[Lines of data]
──────────

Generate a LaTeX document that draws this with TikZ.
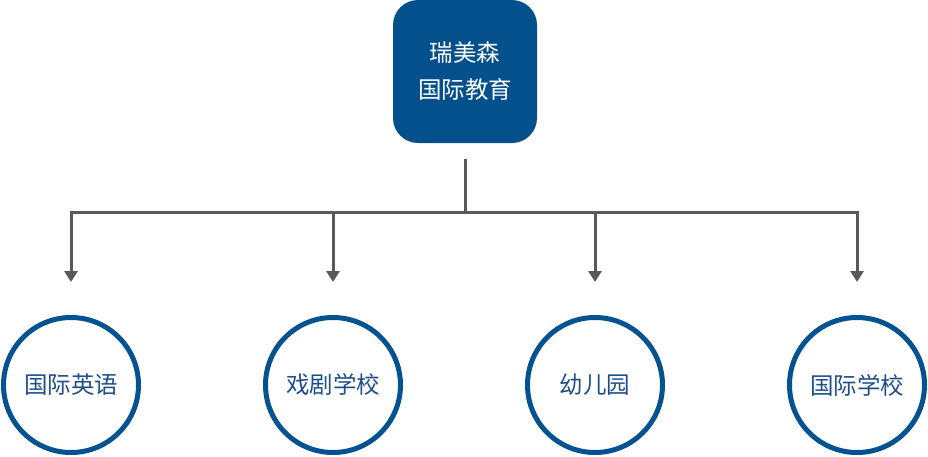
\documentclass[tikz,border=0pt]{standalone}
\usepackage{fontspec}
\setmainfont{Noto Sans CJK SC}
\usetikzlibrary{arrows.meta,positioning}
\definecolor{boxblue}{HTML}{03508C}
\definecolor{ringblue}{HTML}{04528F}
\definecolor{textblue}{HTML}{1E4F8A}
\definecolor{linegray}{HTML}{595959}
\begin{document}
\begin{tikzpicture}[x=1pt,y=-1pt,
	top/.style = {fill=boxblue, rounded corners=25pt, minimum width=144pt, minimum height=143pt, inner sep=0pt, text=white, align=center, font=\fontsize{23.5}{37}\selectfont},
	main/.style = {draw=ringblue, circle, line width=5pt, minimum size=135pt, inner sep=0pt, text=textblue, font=\fontsize{23.5}{28}\selectfont},
	link/.style = {draw=linegray, line width=3pt},
	arr/.style = {link, -{Triangle[width=13pt,length=11pt]}, shorten >=33pt}]
	\useasboundingbox (0,0) rectangle (928,456);
	\node[top] (0) at (465,71.5) {瑞美森\\国际教育};
	\node[main] (1) at (71,385) {国际英语};
	\node[main] (2) at (333,385) {戏剧学校};
	\node[main] (3) at (595,385) {幼儿园};
	\node[main] (4) at (857,385) {国际学校};
	\coordinate (j) at (465,212);
	\draw[link, shorten <=16pt] (0) -- (j);
	\draw[arr] (j) -| (1);
	\draw[arr] (j) -| (2);
	\draw[arr] (j) -| (3);
	\draw[arr] (j) -| (4);
\end{tikzpicture}
\end{document}
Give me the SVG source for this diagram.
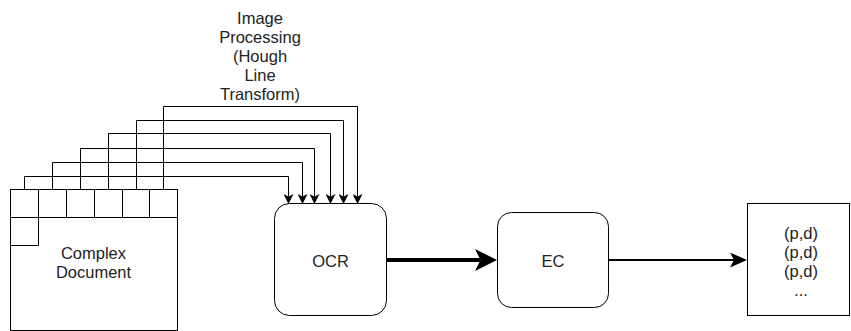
<svg xmlns="http://www.w3.org/2000/svg" width="851" height="331" viewBox="0 0 851 331">
  <style>
    .box { fill: #fff; stroke: #000; stroke-width: 1; }
    .ln { fill: none; stroke: #000; stroke-width: 1; }
    .t { font-family: "Liberation Sans", Arial, sans-serif; font-size: 16.5px; fill: #222; text-anchor: middle; }
  </style>
  <defs>
    <marker id="aSmall" markerUnits="userSpaceOnUse" viewBox="0 0 10 10" refX="2.5" refY="5" markerWidth="10" markerHeight="10" orient="auto">
      <path d="M0,0 L10,5 L0,10 L2.5,5 Z" fill="#000"/>
    </marker>
    <marker id="aBig" markerUnits="userSpaceOnUse" viewBox="0 0 22 22" refX="5.5" refY="11" markerWidth="22" markerHeight="22" orient="auto">
      <path d="M0,0 L22,11 L0,22 L5.5,11 Z" fill="#000"/>
    </marker>
    <marker id="aMid" markerUnits="userSpaceOnUse" viewBox="0 0 17 15" refX="4" refY="7.5" markerWidth="17" markerHeight="15" orient="auto">
      <path d="M0,0 L17,7.5 L0,15 L4,7.5 Z" fill="#000"/>
    </marker>
  </defs>

  <g id="connectors">
    <path class="ln" d="M24.5,189.5 V176.5 H288.5 V196.5" marker-end="url(#aSmall)"/>
    <path class="ln" d="M52.5,189.5 V162.5 H302.5 V196.5" marker-end="url(#aSmall)"/>
    <path class="ln" d="M80.5,189.5 V148.5 H314.5 V196.5" marker-end="url(#aSmall)"/>
    <path class="ln" d="M108.5,189.5 V133.5 H330.5 V196.5" marker-end="url(#aSmall)"/>
    <path class="ln" d="M136.5,189.5 V120.5 H343.5 V196.5" marker-end="url(#aSmall)"/>
    <path class="ln" d="M163.5,189.5 V106.5 H357.5 V196.5" marker-end="url(#aSmall)"/>
    <path d="M386.5,260 H480.5" fill="none" stroke="#000" stroke-width="4" marker-end="url(#aBig)"/>
    <path d="M608.5,260 H734" fill="none" stroke="#000" stroke-width="2" marker-end="url(#aMid)"/>
  </g>

  <g id="label-image-processing">
    <text class="t" x="260" y="24">Image</text>
    <text class="t" x="260" y="43">Processing</text>
    <text class="t" x="260" y="62">(Hough</text>
    <text class="t" x="260" y="81">Line</text>
    <text class="t" x="260" y="100">Transform)</text>
  </g>

  <g id="complex-document">
    <rect class="box" x="10.5" y="189.5" width="167" height="141"/>
    <path class="ln" d="M10.5,217.5 H177.5 M38.5,189.5 V245.5 M66.5,189.5 V217.5 M94.5,189.5 V217.5 M122.5,189.5 V217.5 M149.5,189.5 V217.5 M10.5,245.5 H38.5"/>
    <text class="t" x="93.5" y="258.5">Complex</text>
    <text class="t" x="93.5" y="277.5">Document</text>
  </g>

  <g id="ocr">
    <rect class="box" x="274.5" y="203.5" width="112" height="112" rx="15" ry="15"/>
    <text class="t" x="330.5" y="267">OCR</text>
  </g>

  <g id="ec">
    <rect class="box" x="497.5" y="212.5" width="111" height="95" rx="14" ry="14"/>
    <text class="t" x="553" y="267">EC</text>
  </g>

  <g id="output">
    <rect class="box" x="747.5" y="203.5" width="102" height="112"/>
    <text class="t" x="801" y="239">(p,d)</text>
    <text class="t" x="801" y="258">(p,d)</text>
    <text class="t" x="801" y="277">(p,d)</text>
    <text class="t" x="801" y="296">...</text>
  </g>
</svg>
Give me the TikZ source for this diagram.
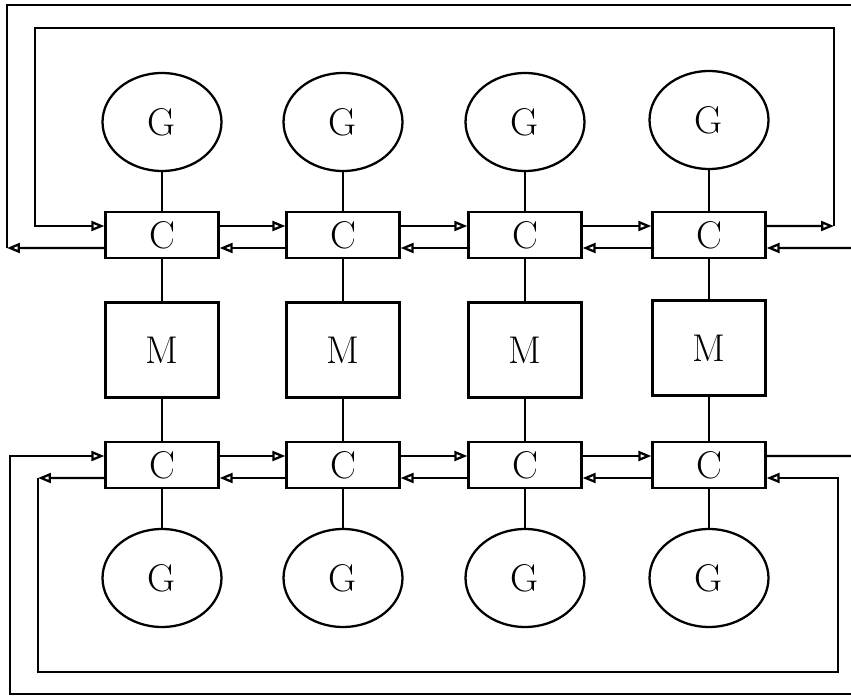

──────────

| Exercise objective |
Repeat the records above exactly, omitting every picture.

| Expected answer |
Generate a LaTeX document that draws this with TikZ.
\documentclass[tikz,border=0pt]{standalone}
\usepackage{fontspec}
\setmainfont{Noto Sans CJK SC}
\usetikzlibrary{arrows.meta,positioning}
\definecolor{boxblue}{HTML}{03508C}
\definecolor{ringblue}{HTML}{04528F}
\definecolor{textblue}{HTML}{1E4F8A}
\definecolor{linegray}{HTML}{595959}
\begin{document}
\begin{tikzpicture}[x=1pt,y=-1pt,
	top/.style = {fill=boxblue, rounded corners=25pt, minimum width=144pt, minimum height=143pt, inner sep=0pt, text=white, align=center, font=\fontsize{23.5}{37}\selectfont},
	main/.style = {draw=ringblue, circle, line width=5pt, minimum size=135pt, inner sep=0pt, text=textblue, font=\fontsize{23.5}{28}\selectfont},
	link/.style = {draw=linegray, line width=3pt},
	arr/.style = {link, -{Triangle[width=13pt,length=11pt]}, shorten >=33pt}]
	\useasboundingbox (0,0) rectangle (928,456);
	\node[top] (0) at (465,71.5) {瑞美森\\国际教育};
	\node[main] (1) at (71,385) {国际英语};
	\node[main] (2) at (333,385) {戏剧学校};
	\node[main] (3) at (595,385) {幼儿园};
	\node[main] (4) at (857,385) {国际学校};
	\coordinate (j) at (465,212);
	\draw[link, shorten <=16pt] (0) -- (j);
	\draw[arr] (j) -| (1);
	\draw[arr] (j) -| (2);
	\draw[arr] (j) -| (3);
	\draw[arr] (j) -| (4);
\end{tikzpicture}
\end{document}
Give me the SVG source for this diagram.
<svg xmlns="http://www.w3.org/2000/svg" width="851" height="331" viewBox="0 0 851 331">
  <style>
    .box { fill: #fff; stroke: #000; stroke-width: 1; }
    .ln { fill: none; stroke: #000; stroke-width: 1; }
    .t { font-family: "Liberation Sans", Arial, sans-serif; font-size: 16.5px; fill: #222; text-anchor: middle; }
  </style>
  <defs>
    <marker id="aSmall" markerUnits="userSpaceOnUse" viewBox="0 0 10 10" refX="2.5" refY="5" markerWidth="10" markerHeight="10" orient="auto">
      <path d="M0,0 L10,5 L0,10 L2.5,5 Z" fill="#000"/>
    </marker>
    <marker id="aBig" markerUnits="userSpaceOnUse" viewBox="0 0 22 22" refX="5.5" refY="11" markerWidth="22" markerHeight="22" orient="auto">
      <path d="M0,0 L22,11 L0,22 L5.5,11 Z" fill="#000"/>
    </marker>
    <marker id="aMid" markerUnits="userSpaceOnUse" viewBox="0 0 17 15" refX="4" refY="7.5" markerWidth="17" markerHeight="15" orient="auto">
      <path d="M0,0 L17,7.5 L0,15 L4,7.5 Z" fill="#000"/>
    </marker>
  </defs>

  <g id="connectors">
    <path class="ln" d="M24.5,189.5 V176.5 H288.5 V196.5" marker-end="url(#aSmall)"/>
    <path class="ln" d="M52.5,189.5 V162.5 H302.5 V196.5" marker-end="url(#aSmall)"/>
    <path class="ln" d="M80.5,189.5 V148.5 H314.5 V196.5" marker-end="url(#aSmall)"/>
    <path class="ln" d="M108.5,189.5 V133.5 H330.5 V196.5" marker-end="url(#aSmall)"/>
    <path class="ln" d="M136.5,189.5 V120.5 H343.5 V196.5" marker-end="url(#aSmall)"/>
    <path class="ln" d="M163.5,189.5 V106.5 H357.5 V196.5" marker-end="url(#aSmall)"/>
    <path d="M386.5,260 H480.5" fill="none" stroke="#000" stroke-width="4" marker-end="url(#aBig)"/>
    <path d="M608.5,260 H734" fill="none" stroke="#000" stroke-width="2" marker-end="url(#aMid)"/>
  </g>

  <g id="label-image-processing">
    <text class="t" x="260" y="24">Image</text>
    <text class="t" x="260" y="43">Processing</text>
    <text class="t" x="260" y="62">(Hough</text>
    <text class="t" x="260" y="81">Line</text>
    <text class="t" x="260" y="100">Transform)</text>
  </g>

  <g id="complex-document">
    <rect class="box" x="10.5" y="189.5" width="167" height="141"/>
    <path class="ln" d="M10.5,217.5 H177.5 M38.5,189.5 V245.5 M66.5,189.5 V217.5 M94.5,189.5 V217.5 M122.5,189.5 V217.5 M149.5,189.5 V217.5 M10.5,245.5 H38.5"/>
    <text class="t" x="93.5" y="258.5">Complex</text>
    <text class="t" x="93.5" y="277.5">Document</text>
  </g>

  <g id="ocr">
    <rect class="box" x="274.5" y="203.5" width="112" height="112" rx="15" ry="15"/>
    <text class="t" x="330.5" y="267">OCR</text>
  </g>

  <g id="ec">
    <rect class="box" x="497.5" y="212.5" width="111" height="95" rx="14" ry="14"/>
    <text class="t" x="553" y="267">EC</text>
  </g>

  <g id="output">
    <rect class="box" x="747.5" y="203.5" width="102" height="112"/>
    <text class="t" x="801" y="239">(p,d)</text>
    <text class="t" x="801" y="258">(p,d)</text>
    <text class="t" x="801" y="277">(p,d)</text>
    <text class="t" x="801" y="296">...</text>
  </g>
</svg>
Give me the TikZ source for this diagram.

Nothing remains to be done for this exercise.